The Pumpkin had a number of teams on it as did some of the post faces and some easier gully lines. Conditions where not great but many lines are in but only just. The routes could do with a proper freeze to bring them back to good nick.

Giles Trussel letting the ice know who's Boss!

Jon Jones about to decide that the ice on this Wand aint magic!

Majestic Meggy looking fine for the walk out.

Back Out on the Bike

Date: 11th/02/2012

I was back out on my mountain bike today with Deziree exploring the many sections of single track around Badaguish. This is a sure sign of how poor the current winter conditions have become. With freezing level high above the tops and rain coming down today, conditions are very poor just now.

With all that said, come tomorrow the temps around the Northern Cairngorms are due to drop and there looks like a return to some snowy conditions next week.
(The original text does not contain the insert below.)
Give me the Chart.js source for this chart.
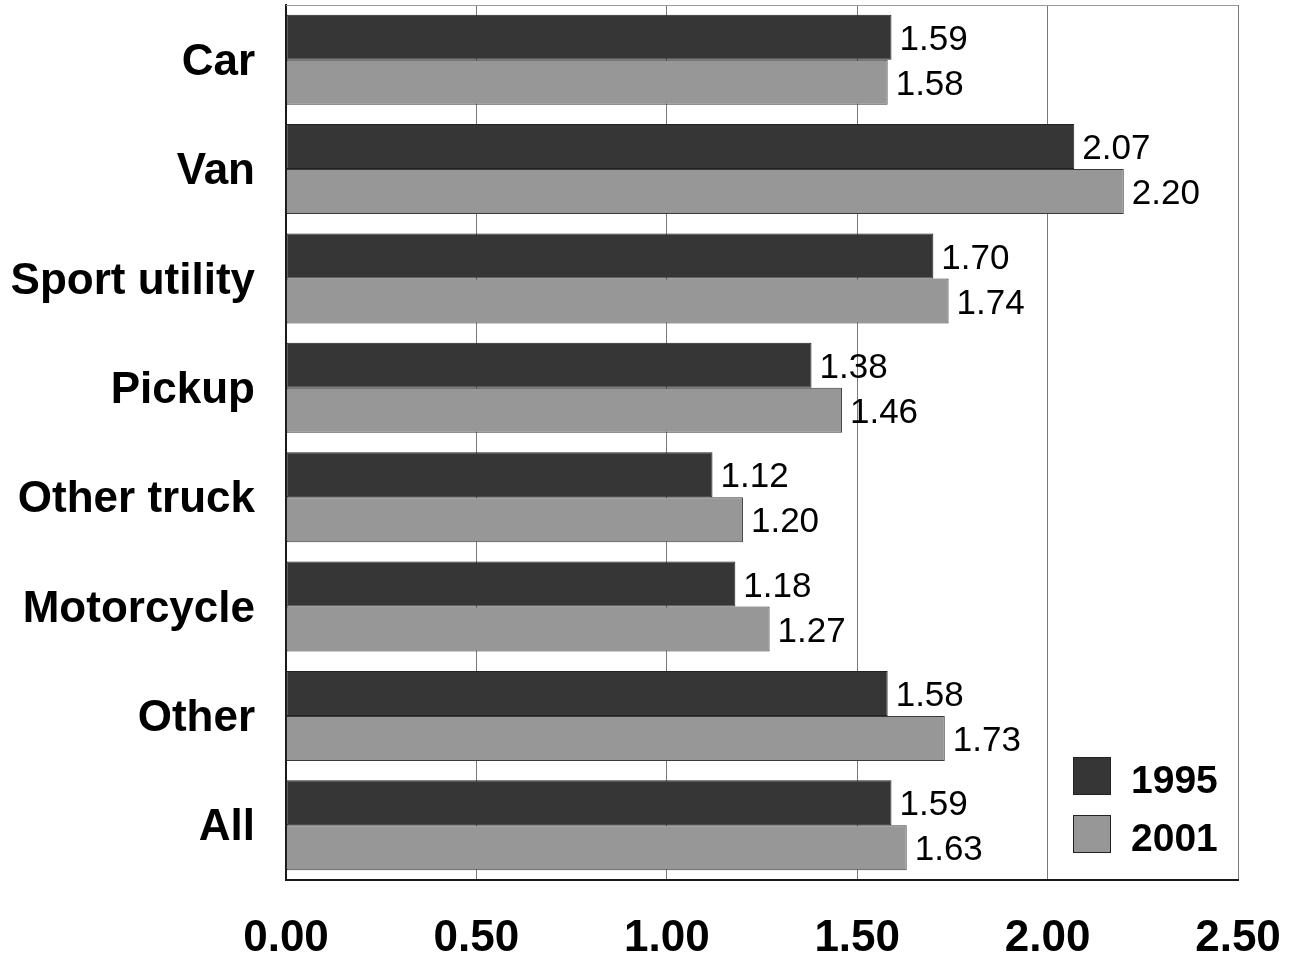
<!DOCTYPE html>
<html>
<head>
<meta charset="utf-8">
<script src="https://cdn.jsdelivr.net/npm/chart.js@4.4.1/dist/chart.umd.min.js"></script>
<style>
  html, body { margin: 0; padding: 0; background: #fff; }
  #wrap { width: 1295px; height: 955px; }
</style>
</head>
<body>
<div id="wrap"><canvas id="grafico" width="1295" height="955"></canvas></div>
<script>
const categorias = ['Car', 'Van', 'Sport utility', 'Pickup', 'Other truck', 'Motorcycle', 'Other', 'All'];
const valores1995 = [1.59, 2.07, 1.70, 1.38, 1.12, 1.18, 1.58, 1.59];
const valores2001 = [1.58, 2.20, 1.74, 1.46, 1.20, 1.27, 1.73, 1.63];
const anos = ['1995', '2001'];
const ticksX = [0, 0.5, 1.0, 1.5, 2.0, 2.5];

const fonte = '"Liberation Sans", Arial, sans-serif';
const corEscura = '#363636';
const corClara = '#979797';

// rótulos de valor na ponta de cada barra
const rotulosPlugin = {
    id: 'rotulos',
    afterDatasetsDraw(chart) {
        const ctx = chart.ctx;
        ctx.save();
        ctx.font = '35px ' + fonte;
        ctx.fillStyle = '#000';
        ctx.textAlign = 'left';
        ctx.textBaseline = 'middle';
        chart.data.datasets.forEach((ds, i) => {
            chart.getDatasetMeta(i).data.forEach((bar, j) => {
                ctx.fillText(ds.data[j].toFixed(2), bar.x + 8, bar.y + 3);
            });
        });
        ctx.restore();
    }
};

// borda de cima e legenda dentro da área do gráfico
const molduraPlugin = {
    id: 'moldura',
    afterDraw(chart) {
        const ctx = chart.ctx;
        const a = chart.chartArea;
        ctx.save();
        ctx.strokeStyle = '#9a9a9a';
        ctx.lineWidth = 1;
        ctx.beginPath();
        ctx.moveTo(a.left, a.top + 0.5);
        ctx.lineTo(a.right, a.top + 0.5);
        ctx.stroke();

        const x = a.right - 165;
        const y0 = a.bottom - 123;
        chart.data.datasets.forEach((ds, i) => {
            const y = y0 + i * 58;
            ctx.fillStyle = ds.backgroundColor;
            ctx.fillRect(x, y, 38, 38);
            ctx.strokeStyle = '#222';
            ctx.strokeRect(x + 0.5, y + 0.5, 37, 37);
            ctx.fillStyle = '#000';
            ctx.font = 'bold 39px ' + fonte;
            ctx.textBaseline = 'middle';
            ctx.textAlign = 'left';
            ctx.fillText(ds.label, x + 58, y + 25);
        });
        ctx.restore();
    }
};

function semPadding(scale) {
    scale.paddingTop = 0;
    scale.paddingBottom = 0;
    scale.paddingLeft = 0;
    scale.paddingRight = 0;
}

new Chart(document.getElementById('grafico').getContext('2d'), {
    type: 'bar',
    data: {
        labels: categorias,
        datasets: [{
            label: anos[0],
            data: valores1995,
            backgroundColor: corEscura,
            borderColor: '#222',
            borderWidth: 1,
            borderSkipped: false
        }, {
            label: anos[1],
            data: valores2001,
            backgroundColor: corClara,
            borderColor: '#3a3a3a',
            borderWidth: 1,
            borderSkipped: false
        }]
    },
    options: {
        indexAxis: 'y',
        responsive: false,
        animation: false,
        layout: { padding: { top: 5, right: 57, left: 0, bottom: 0 } },
        datasets: { bar: { categoryPercentage: 0.823, barPercentage: 1.0 } },
        plugins: {
            legend: { display: false },
            tooltip: { enabled: false }
        },
        scales: {
            x: {
                min: 0,
                max: 2.5,
                afterBuildTicks: (scale) => { scale.ticks = ticksX.map(v => ({ value: v })); },
                afterFit: (scale) => { scale.height = 75; semPadding(scale); },
                ticks: {
                    callback: (v) => Number(v).toFixed(2),
                    font: { family: fonte, size: 44, weight: 'bold' },
                    color: '#000',
                    padding: 32,
                    maxRotation: 0
                },
                grid: { color: '#7a7a7a', lineWidth: 1, drawTicks: false },
                border: { color: '#1a1a1a', width: 2 }
            },
            y: {
                afterFit: (scale) => { scale.width = 286; semPadding(scale); },
                ticks: {
                    font: { family: fonte, size: 44, weight: 'bold' },
                    color: '#000',
                    padding: 31,
                    labelOffset: 3
                },
                grid: { display: false, drawTicks: false },
                border: { color: '#1a1a1a', width: 2 }
            }
        }
    },
    plugins: [rotulosPlugin, molduraPlugin]
});
</script>
</body>
</html>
COME ON WINTER, PLEASE………

I’m keeping my fingers crossed and hoping to try and find some high ice to scale tomorrow, we’ll see what happens!

Another acceptable Cairngorms view

Some photo’s taken whilst out on the snow hole expedition part of the Winter ML training last week. We were out over Tuesday and Wednesday. Unfortunately it doesn’t look like this anymore!

Team winter ML off for a nights snow holing


A stunning full moon rising above Loch Avon


Honestly there were some poor navigation conditions....


hmm, which way now?

A palatial snow hole, glad we didn't have to dig it!